Parallelism
With RWX, you can manually define multiple tasks to perform work in parallel, or you can leverage the power of dynamic tasks to generate parallel tasks based on templates.
RWX also supports static configuration of parallelism via the parallel key, allowing you to parallelize your commands, packages, and embedded
runs quickly.
There are several of ways to specify parallelism. Let's start with a simple example to discuss how parallelism works in RWX and then move on to more complex examples.
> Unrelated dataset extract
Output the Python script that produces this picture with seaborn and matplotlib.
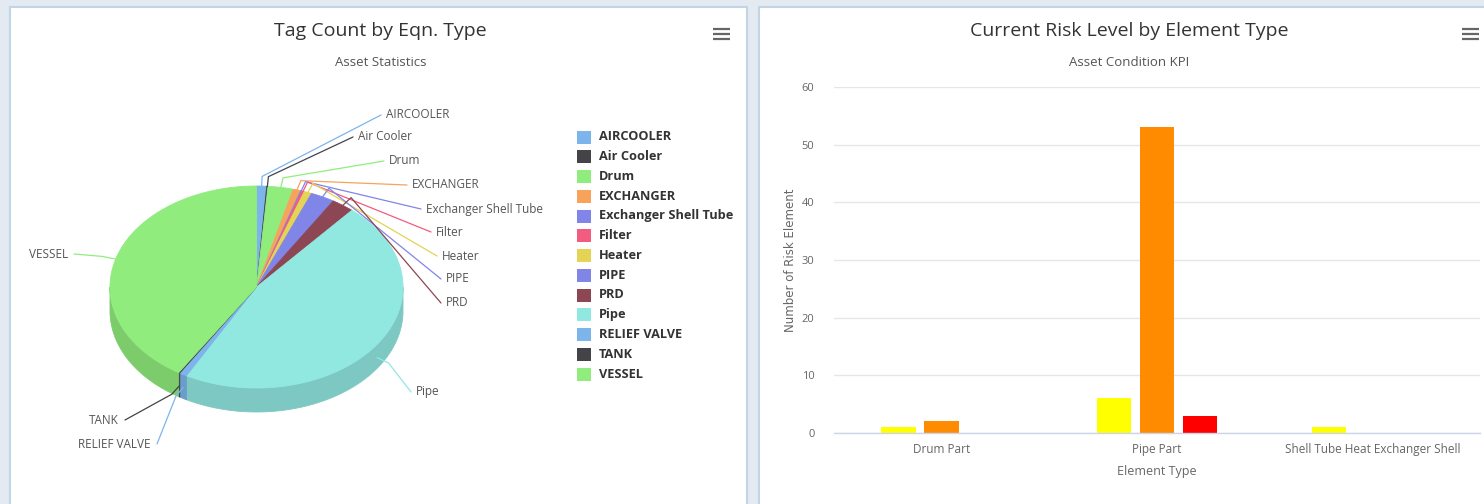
import numpy as np
import pandas as pd
import matplotlib
matplotlib.use("Agg")
import matplotlib.pyplot as plt
import seaborn as sns
from matplotlib.patches import Polygon, Rectangle
from matplotlib.colors import to_rgb

# ---------------- data ----------------
# Tag count by equipment type (pie)
equipment_types = ["AIRCOOLER", "Air Cooler", "Drum", "EXCHANGER", "Exchanger Shell Tube",
                   "Filter", "Heater", "PIPE", "PRD", "Pipe", "RELIEF VALVE", "TANK", "VESSEL"]
tag_counts = [8, 1, 20, 6, 1, 2, 6, 19, 18, 335, 6, 1, 295]
equipment_colors = ["#7cb5ec", "#434348", "#90ed7d", "#f7a35c", "#8085e9", "#f15c80",
                    "#e4d354", "#8085e8", "#8d4653", "#91e8e1", "#7cb5ec", "#434348", "#90ed7d"]

# Risk elements by element type (grouped bars)
element_types = ["Drum Part", "Pipe Part", "Shell Tube Heat Exchanger Shell"]
risk_levels = ["Low", "Medium", "High"]
low_risk = [1, 6, 1]
medium_risk = [2, 53, 0]
high_risk = [0, 3, 0]
risk_colors = ["#ffff00", "#ff8c00", "#ff0000"]
y_ticks = [0, 10, 20, 30, 40, 50, 60]

# ---------------- style ----------------
sns.set_theme(style="white")
plt.rcParams["font.family"] = ["Open Sans", "DejaVu Sans"]

W, H = 1484, 504
fig = plt.figure(figsize=(W / 100, H / 100), dpi=100)
fig.patch.set_facecolor("#e3eaf1")

# full-figure canvas in pixel units for the cards and the pie
bg = fig.add_axes([0, 0, 1, 1])
bg.set_xlim(0, W)
bg.set_ylim(H, 0)
bg.axis("off")

# cards
bg.add_patch(Rectangle((10, 7), 737, 500, fc="white", ec="#c3d4e6", lw=1.5, zorder=0))
bg.add_patch(Rectangle((759, 7), 730, 500, fc="white", ec="#c3d4e6", lw=1.5, zorder=0))


def hamburger(x0, x1, ys):
    for y in ys:
        bg.plot([x0, x1], [y, y], color="#666666", lw=1.6, solid_capstyle="butt", zorder=5)


hamburger(713, 730, [29.3, 34.3, 39.3])
hamburger(1462, 1479, [29.3, 34.3, 39.3])

# titles
TITLE_C = "#333333"
SUB_C = "#555555"
bg.text(380.5, 31, "Tag Count by Eqn. Type", ha="center", va="center", fontsize=14, color=TITLE_C)
bg.text(380.5, 63, "Asset Statistics", ha="center", va="center", fontsize=9.5, color=SUB_C)
bg.text(1129, 31, "Current Risk Level by Element Type", ha="center", va="center", fontsize=14, color=TITLE_C)
bg.text(1129, 63, "Asset Condition KPI", ha="center", va="center", fontsize=9.5, color=SUB_C)

# ---------------- 3D-style pie ----------------
cx, cy, rx, ry, depth = 256.5, 287.0, 146.5, 101.0, 24.0


def rim(theta, grow=0.0):
    t = np.radians(theta)
    return cx + (rx + grow) * np.sin(t), cy - (ry + grow * ry / rx) * np.cos(t)


def darker(c, f=0.86):
    r, g, b = to_rgb(c)
    return (r * f, g * f, b * f)


counts = np.asarray(tag_counts, dtype=float)
edges = np.concatenate([[0.0], np.cumsum(counts / counts.sum())]) * 360.0

# side walls (front half only)
for i, col in enumerate(equipment_colors):
    a, b = max(edges[i], 90.0), min(edges[i + 1], 270.0)
    if a < b:
        th = np.linspace(a, b, 80)
        xs, ys = rim(th)
        pts = np.column_stack([np.r_[xs, xs[::-1]], np.r_[ys, ys[::-1] + depth]])
        bg.add_patch(Polygon(pts, closed=True, fc=darker(col), ec=darker(col), lw=0.6, zorder=2))

# top faces
for i, col in enumerate(equipment_colors):
    th = np.linspace(edges[i], edges[i + 1], max(4, int((edges[i + 1] - edges[i]) * 2)))
    xs, ys = rim(th)
    pts = np.column_stack([np.r_[cx, xs], np.r_[cy, ys]])
    bg.add_patch(Polygon(pts, closed=True, fc=col, ec=col, lw=0.6, zorder=3))

# data labels with connectors (label anchor, side)
label_layout = {
    "AIRCOOLER": (386, 115, "left"),
    "Air Cooler": (358, 137, "left"),
    "Drum": (389, 161, "left"),
    "EXCHANGER": (412, 185, "left"),
    "Exchanger Shell Tube": (426, 209, "left"),
    "Filter": (436, 232, "left"),
    "Heater": (442, 256, "left"),
    "PIPE": (446, 279, "left"),
    "PRD": (446, 303, "left"),
    "Pipe": (416, 392, "left"),
    "RELIEF VALVE": (151, 444, "right"),
    "TANK": (119, 420, "right"),
    "VESSEL": (68, 254, "right"),
}
for i, name in enumerate(equipment_types):
    mid = 0.5 * (edges[i] + edges[i + 1])
    x0, y0 = rim(mid)
    x1, y1 = rim(mid, grow=14)
    if np.cos(np.radians(mid)) < 0:
        y0 += depth * 0.55
        y1 += depth * 0.55
    lx, ly, side = label_layout[name]
    ex = lx - 5 if side == "left" else lx + 6
    bg.plot([x0, x1, ex], [y0, y1, ly], color=equipment_colors[i], lw=0.9, zorder=4)
    bg.text(lx, ly, name, ha=side, va="center", fontsize=8.5, color="#555555", zorder=5)

# legend
for i, (name, col) in enumerate(zip(equipment_types, equipment_colors)):
    yy = 137 + i * 19.75
    bg.add_patch(Rectangle((577, yy - 6.5), 14, 13, fc=col, ec="none", zorder=4))
    bg.text(599, yy, name, ha="left", va="center", fontsize=9.2, fontweight="bold",
            color="#333333", zorder=5)

# ---------------- grouped bars ----------------
df = pd.DataFrame({
    "Element Type": np.repeat(element_types, len(risk_levels)),
    "Risk": np.tile(risk_levels, len(element_types)),
    "Count": np.column_stack([low_risk, medium_risk, high_risk]).ravel(),
})

axb = fig.add_axes([834 / W, 1 - 433 / H, (1480 - 834) / W, (433 - 87) / H])
axb.set_facecolor("none")
sns.barplot(data=df, x="Element Type", y="Count", hue="Risk", hue_order=risk_levels,
            order=element_types, palette=risk_colors, saturation=1, width=0.6, gap=0.2,
            legend=False, ax=axb, errorbar=None, edgecolor="none")

axb.set_xlim(-0.5, len(element_types) - 0.5)
axb.set_ylim(0, 60)
axb.set_yticks(y_ticks)
axb.yaxis.grid(True, color="#e6e6e6", lw=1)
axb.xaxis.grid(False)
axb.set_axisbelow(True)
for s in ["top", "right", "left"]:
    axb.spines[s].set_visible(False)
axb.spines["bottom"].set_color("#ccd6eb")
axb.spines["bottom"].set_linewidth(1)

axb.tick_params(axis="y", length=0, pad=14, labelsize=8, labelcolor="#666666")
axb.tick_params(axis="x", which="major", length=0, pad=7, labelsize=8.5, labelcolor="#666666")
axb.set_xticks(np.arange(-0.5, len(element_types)), minor=True)
axb.tick_params(axis="x", which="minor", length=9, width=1, color="#ccd6eb")

axb.set_xlabel("Element Type", fontsize=9, color="#666666", va="center")
axb.xaxis.set_label_coords(0.5, -(471 - 433) / (433 - 87))
axb.set_ylabel("Number of Risk Element", fontsize=8.5, color="#666666", va="center",
               family="DejaVu Sans")
axb.yaxis.set_label_coords((790 - 834) / (1480 - 834), 0.5)

fig.savefig("out.png", dpi=100, facecolor=fig.get_facecolor())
Consider the following tasks:
- key: code
call: git/clone 1.8.0
with:
repository: https://github.com/YOUR_ORG/YOUR_REPO.git
ref: main
- key: tests
use: code
run: bin/run-my-tests.sh --index 0 --total 1
Eventually, your tests task might take a long time to run and you may want to split it into multiple tasks, where
each is devoted to a subset of the test suite. The parallel key makes this easy:
- key: tests
parallel: 2
use: code
run: bin/run-my-tests.sh --index ${{ parallel.index }} --total ${{ parallel.total }}
With the addition on parallel: 2, RWX will generate two tasks (tests-0 and tests-1) as subtasks of tests
and provide them with the proper metadata in the parallel context to run the tests in parallel.
Kinds of Parallelism
RWX offers three ways to configure parallelism.
Total Parallelism
"Total" refers to the total number of parallel tasks to generate and expects a positive integer. When using total
parallelism, you can reference parallel.index and parallel.total in your commands to affect the task behavior.
Additionally, unlike the other kinds of parallelism, you can access the $RWX_PARALLEL_INDEX and
$RWX_PARALLEL_TOTAL environment variables by default.
You've seen one example of this so far. They're all enumerated below:
A Static Number
- key: tests
parallel: 2
# ...
An expression which evaluates to a number
- key: tests
parallel: ${{ tasks.other-task.values.parallelism }}
# ...
An object which specifies the total key
- key: tests
parallel:
total: 2
# ...
# or
- key: tests
parallel:
total: ${{ tasks.other-task.values.parallelism }}
# ...
Matrix Parallelism
Matrix parallelism generates all combinations of the values you specify for your matrix keys. When using matrix
parallelism, you can reference the matrix keys within the parallel context in your commands to affect the task
behavior. Here's one example of how to use matrix parallelism:
- key: build-binary
parallel:
matrix:
os: [linux, macos, windows]
arch: [x86, arm64]
# ...
When RWX generates the parallel tasks, you'll end up with 6: build-binary-x86-linux, build-binary-arm64-linux,
build-binary-x86-macos, build-binary-arm64-macos, build-binary-x86-windows, and build-binary-arm64-windows.
You can use any number of keys in your matrix so long as they result in at least one parallel task.
Additionally, you can use expressions in your matrix:
- key: print-greeting
parallel:
matrix:
greeting: ['${{ tasks.other-task.values.greeting }}']
names: ${{ tasks.other-task.values.names }}
# ...
When using an expression to produce the values for a matrix key, ensure you provide a JSON array of numbers, strings, or booleans.
Values Parallelism
Values parallelism uses the values you specify to generate the individual tasks. The values must all have the same keys.
When using values parallelism, you can reference the keys of your values within the parallel context in your commands
to affect the task behavior.
There are two ways to use values parallelism:
An array of values
- key: build-binary
parallel:
values:
- os: linux
arch: x86
- os: macos
arch: arm64
- os: windows
arch: ${{ tasks.other-task.values.windows-arch }}
# ...
In this case, if tasks.other-task.values.windows-arch is x86, RWX will generate three tasks:
build-binary-x86-linux, build-binary-arm64-macos, and build-binary-x86-windows.
An expression
- key: build-binary
parallel:
values: ${{ tasks.other-task.values.os-arch-combinations }}
# ...
When using an expression to produce the values, ensure you provide a JSON array of objects which have numbers, strings, or booleans as values. Additionally, the objects must all have the same keys.
Configuring the generated key
You can configure the key of the generated parallel tasks by specifying key within the parallel configuration:
- key: build-binary
parallel:
key: generated-build-binary-${{ parallel.os }}-${{ parallel.arch }}
matrix:
os: [linux, macos, windows]
arch: [x86, arm64]
# ...
Configuring the tasks limit
When using a dynamic value for parallelism (e.g. an expression for total parallelism, an expression for values parallelism, or matrix parallelism), RWX will limit the number of generated tasks to at most 16. This serves as a mechanism to avoid accidentally
generating a large number of tasks and wasting resources. If you reach this limit and need to generate more than 16 tasks, you can specify tasks-limit in your parallel configuration:
- key: tests
parallel:
total: ${{ init.parallelism }}
tasks-limit: 20
# ...
Currently, RWX supports between 1 and 256 tasks generated in parallel. If you find that you need more than 256, please reach out to us so we can discuss your use case.